The Fourth Amendmet
March 21, 2011
Amendment Number IV
Amendment number IV was added to Constitution of the United States on December 15,
1791. This amendment gives the people of the United States protection from government agencies and other agencies from entering or searching their homes, and their own private property without a search warrant. Search warrants are obtained by a government official, in most cases a detective or police officers are the ones attempting to obtain these types of warrants.

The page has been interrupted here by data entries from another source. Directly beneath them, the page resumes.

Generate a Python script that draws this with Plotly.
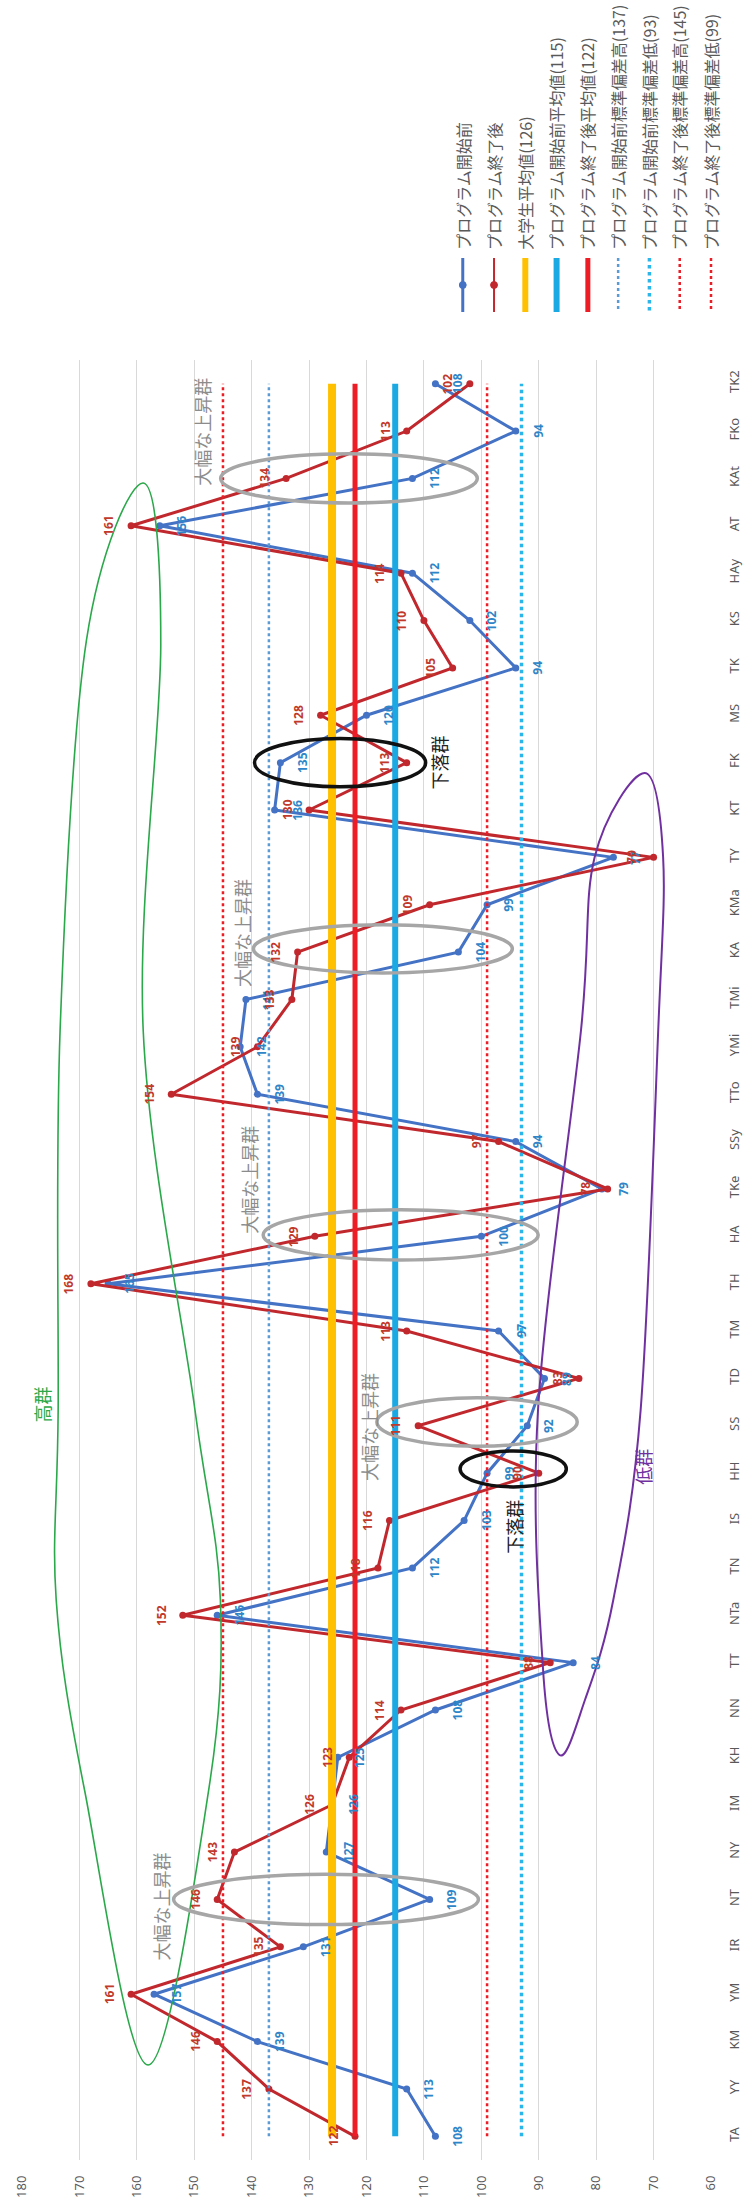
import plotly.graph_objects as go

# ---- data -------------------------------------------------------------
categories = ["TA", "YY", "KM", "YM", "IR", "NT", "NY", "IM", "KH", "NN",
              "TT", "NTa", "TN", "IS", "HH", "SS", "TD", "TM", "TH", "HA",
              "TKe", "SSy", "TTo", "YMi", "TMi", "KA", "KMa", "TY", "KT", "FK",
              "MS", "TK", "KS", "HAy", "AT", "KAt", "FKo", "TK2"]

pre_scores = [108, 113, 139, 157, 131, 109, 127, 126, 125, 108,
              84, 146, 112, 103, 99, 92, 89, 97, 165, 100,
              79, 94, 139, 142, 141, 104, 99, 77, 136, 135,
              120, 94, 102, 112, 156, 112, 94, 108]

post_scores = [122, 137, 146, 161, 135, 146, 143, 126, 123, 114,
               88, 152, 118, 116, 90, 111, 83, 113, 168, 129,
               78, 97, 154, 139, 133, 132, 109, 70, 130, 113,
               128, 105, 110, 114, 161, 134, 113, 102]

ref_names = ["大学生平均値(126)", "プログラム開始前平均値(115)", "プログラム終了後平均値(122)",
             "プログラム開始前標準偏差高(137)", "プログラム開始前標準偏差低(93)",
             "プログラム終了後標準偏差高(145)", "プログラム終了後標準偏差低(99)"]
ref_values = [126, 115, 122, 137, 93, 145, 99]
series_names = ["プログラム開始前", "プログラム終了後"]

value_ticks = list(range(60, 181, 10))

# ---- styling ----------------------------------------------------------
W, H = 755, 2212
PL, PR, PT, PB = 15, 720, 360, 2160          # plot area in pixels
BLUE, RED = "#4472C4", "#C0282D"
BLUE_TXT, RED_TXT = "#2E86C8", "#C0392B"
ref_styles = [("#FFC000", 8, "solid"), ("#1AA9E3", 6, "solid"), ("#EE1C25", 5, "solid"),
              ("#5B9BD5", 2.5, "dot"), ("#2BB5E8", 3.5, "dot"),
              ("#EE1C25", 2.5, "dot"), ("#EE1C25", 2.5, "dot")]
FONT = "Noto Sans, Noto Sans CJK JP, sans-serif"
JFONT = "Noto Sans CJK JP, sans-serif"

idx = list(range(len(categories)))
fig = go.Figure()

# data series
fig.add_trace(go.Scatter(x=pre_scores, y=idx, mode="lines+markers",
                         line=dict(color=BLUE, width=3),
                         marker=dict(color=BLUE, size=7), showlegend=False))
fig.add_trace(go.Scatter(x=post_scores, y=idx, mode="lines+markers",
                         line=dict(color=RED, width=3),
                         marker=dict(color=RED, size=7), showlegend=False))

# reference lines (mean / ±SD)
for val, (col, w, dash) in zip(ref_values, ref_styles):
    fig.add_trace(go.Scatter(x=[val, val], y=[idx[0], idx[-1]], mode="lines",
                             line=dict(color=col, width=w, dash=dash),
                             showlegend=False, hoverinfo="skip"))

annotations = []
# value labels
for i in idx:
    annotations.append(dict(x=pre_scores[i], y=i, text=str(pre_scores[i]),
                            xshift=22, showarrow=False, textangle=-90,
                            font=dict(family=FONT, size=12, color=BLUE_TXT, weight="bold")))
    annotations.append(dict(x=post_scores[i], y=i, text=str(post_scores[i]),
                            xshift=-22, showarrow=False, textangle=-90,
                            font=dict(family=FONT, size=12, color=RED_TXT, weight="bold")))


def to_val(px):
    return 180 - (px - PL) / ((PR - PL) / 120)


def to_cat(py):
    return 37.5 - (py - PT) / ((PB - PT) / 38)


def smooth_path(points):
    """Closed Catmull-Rom curve through (value, category) points as an SVG path."""
    n = len(points)
    d = "M {:.3f},{:.3f}".format(*points[0])
    for k in range(n):
        p0, p1 = points[k - 1], points[k]
        p2, p3 = points[(k + 1) % n], points[(k + 2) % n]
        c1 = (p1[0] + (p2[0] - p0[0]) / 6, p1[1] + (p2[1] - p0[1]) / 6)
        c2 = (p2[0] - (p3[0] - p1[0]) / 6, p2[1] - (p3[1] - p1[1]) / 6)
        d += " C {:.3f},{:.3f} {:.3f},{:.3f} {:.3f},{:.3f}".format(*c1, *c2, *p2)
    return d + " Z"


shapes = []
# high group outline
high_px = [(139, 483), (157, 645), (139, 1030), (192, 1410), (218, 1600), (206, 1790),
           (144, 2065), (79, 1790), (50, 1600), (52, 1410), (54, 1030), (81, 640)]
shapes.append(dict(type="path", xref="x", yref="y",
                   path=smooth_path([(to_val(a), to_cat(b)) for a, b in high_px]),
                   line=dict(color="#2AA84A", width=1.6)))
# low group outline
low_px = [(652, 773), (671, 857), (666, 1030), (648, 1410), (620, 1600), (591, 1700),
          (565, 1755), (548, 1667), (543, 1410), (587, 1030), (601, 857)]
shapes.append(dict(type="path", xref="x", yref="y",
                   path=smooth_path([(to_val(a), to_cat(b)) for a, b in low_px]),
                   line=dict(color="#7030A0", width=2)))

# rising groups (grey) and falling groups (black): (x0, x1, centre category, half-height)
rise_ellipses = [(153.6, 100.5, 5, 0.53), (118.2, 83.3, 15.08, 0.51), (138.0, 90.1, 19.03, 0.53),
                 (139.7, 94.6, 25.07, 0.51), (145.4, 100.7, 35.0, 0.52)]
fall_ellipses = [(103.7, 85.2, 14.09, 0.38), (139.5, 109.7, 29.0, 0.51)]
for x0, x1, c, h in rise_ellipses:
    shapes.append(dict(type="circle", xref="x", yref="y", x0=x0, x1=x1, y0=c - h, y1=c + h,
                       line=dict(color="#A6A6A6", width=3.5)))
for x0, x1, c, h in fall_ellipses:
    shapes.append(dict(type="circle", xref="x", yref="y", x0=x0, x1=x1, y0=c - h, y1=c + h,
                       line=dict(color="#111111", width=3.5)))

# group captions
captions = [("高群", 176.6, 15.44, "#2AA84A"), ("低群", 71.9, 14.13, "#7030A0"),
            ("大幅な上昇群", 155.7, 4.84, "#8C8C8C"), ("大幅な上昇群", 119.6, 14.97, "#8C8C8C"),
            ("大幅な上昇群", 140.5, 20.19, "#8C8C8C"), ("大幅な上昇群", 141.7, 25.4, "#8C8C8C"),
            ("大幅な上昇群", 148.7, 35.98, "#8C8C8C"),
            ("下落群", 94.2, 12.86, "#222222"), ("下落群", 107.3, 29.01, "#222222")]
for txt, x, y, col in captions:
    annotations.append(dict(x=x, y=y, text=txt, showarrow=False, textangle=-90,
                            font=dict(family=JFONT, size=18, color=col)))

# legend (drawn manually so it reads vertically)
def px_x(px):
    return (px - PL) / (PR - PL)


def px_y(py):
    return (PB - py) / (PB - PT)


legend_cols = [466, 498, 530, 562, 594, 625, 657, 688, 720]
legend_styles = [(BLUE, 3, "solid"), (RED, 2, "solid")] + ref_styles
legend_labels = series_names + ref_names
for k, (col_px, (col, w, dash), label) in enumerate(zip(legend_cols, legend_styles, legend_labels)):
    shapes.append(dict(type="line", xref="paper", yref="paper",
                       x0=px_x(col_px), x1=px_x(col_px), y0=px_y(258), y1=px_y(312),
                       line=dict(color=col, width=min(w, 6), dash=dash)))
    if k < 2:
        shapes.append(dict(type="circle", xref="paper", yref="paper",
                           x0=px_x(col_px - 3.5), x1=px_x(col_px + 3.5),
                           y0=px_y(288.5), y1=px_y(281.5),
                           fillcolor=col, line=dict(color=col, width=1)))
    annotations.append(dict(x=px_x(col_px), y=px_y(252), xref="paper", yref="paper",
                            text=label, showarrow=False, textangle=-90,
                            xanchor="center", yanchor="bottom",
                            font=dict(family=JFONT, size=16, color="#595959")))

fig.update_layout(
    width=W, height=H,
    margin=dict(l=PL, r=W - PR, t=PT, b=H - PB, pad=0),
    paper_bgcolor="white", plot_bgcolor="white",
    shapes=shapes, annotations=annotations,
    showlegend=False,
    xaxis=dict(range=[180, 60], tickvals=value_ticks, tickangle=-90,
               showgrid=True, gridcolor="#D9D9D9", gridwidth=1,
               zeroline=False, showline=False, ticks="",
               ticklabelstandoff=12,
               tickfont=dict(family=FONT, size=13, color="#595959")),
    yaxis=dict(range=[-0.5, 37.5], tickvals=idx, ticktext=categories,
               side="right", tickangle=-90, showgrid=False, zeroline=False,
               showline=False, ticks="", ticklabelstandoff=14,
               tickfont=dict(family=FONT, size=13, color="#595959")),
)

fig.write_html("out.html")
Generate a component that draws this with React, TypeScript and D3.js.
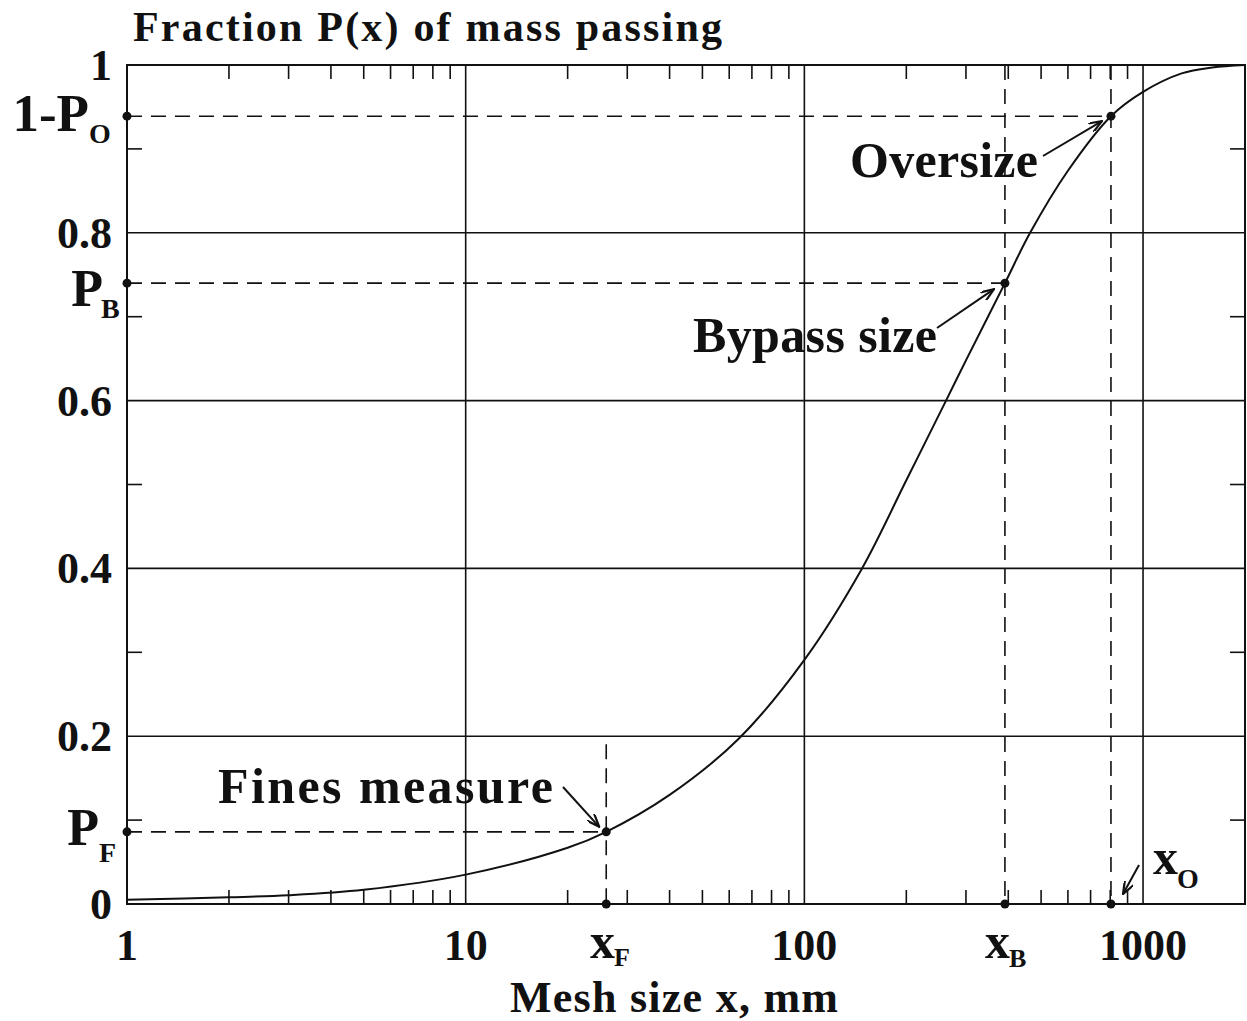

For a warrant to be issued, a government official has to go before a judge and present him or her with substantial evidence or have probable cause that a crime has or is being committed. After the judge takes all of the evidence presented to him for the request of the search warrant and sees reason for probable cause; the warrant is then issued. The warrant has to be written for a specific reason; not just for anything. Warrants have to say exactly what the government officials are looking for and where they need to look. “In 1886, in a case called Boyd vs. United States, the Supreme Court of the United States referred to Entick vs. Carrington as a ''great judgment,''
''one of the landmarks of English liberty,'' and ''one of the permanent monuments of the British
Constitution". This established the Entick decision as a guide to understanding what the
Founding Fathers meant concerning search and seizure laws when they wrote the 4th
Amendment” (Revolutionary War and Beyond, 2010). At one time the 4th Amendment was only applied towards the United State federal
Government, but due to the clause in the fourteenth Amendment of the United States constitution, the Supreme Court enforces all of the parts of the Bill of rights to local as well as state governments. The 4th Amendment has some exceptions; the (revolutionary War and Beyond/4th amendment
2010) lists these exceptions, “The Plain View Doctrine - An officer may seize anything in plain view, that is, as long as
he has probable cause to believe it has been involved in a crime”.
“The Open Fields Doctrine - Warrants are not needed to search open fields or outdoor
areas, even on private property. The Court has ruled that it is not reasonable to expect privacy in
an open field. This does not include the area immediately around a private dwelling, which is
known as cartilage”.
“Exigent circumstances - This means that if the officer believes there is immediate danger to
his life or others, or to someone's private property, and he believes there is some emergency
where there is no intent to arrest or seize evidence, the warrant requirement is waived. An
example would be that he believes a suspect is hiding a gun under the couch on which he is
sitting and believes he might try to use it. In this case, the officer could search for and seize the
gun without a warrant”.
“Motor Vehicle Exception - The Supreme Court has ruled that vehicles do not have the
same protection as private dwellings. Vehicles may not be stopped randomly. There must be
probable cause to stop a vehicle. Items that are in plain view can be confiscated and other areas
of the vehicle can be searched if there is probable cause. Officers may not search the occupants
of the vehicle unless there is reasonable suspicion of a crime having been committed”.
“Searches incident to a lawful arrest - If a lawful arrest is made, an officer can search the
person and the area immediately around the person without obtaining a search warrant”. “Border search exception - Searches conducted at US borders or international airports can be
conducted randomly without reasonable suspicion of a crime having been committed.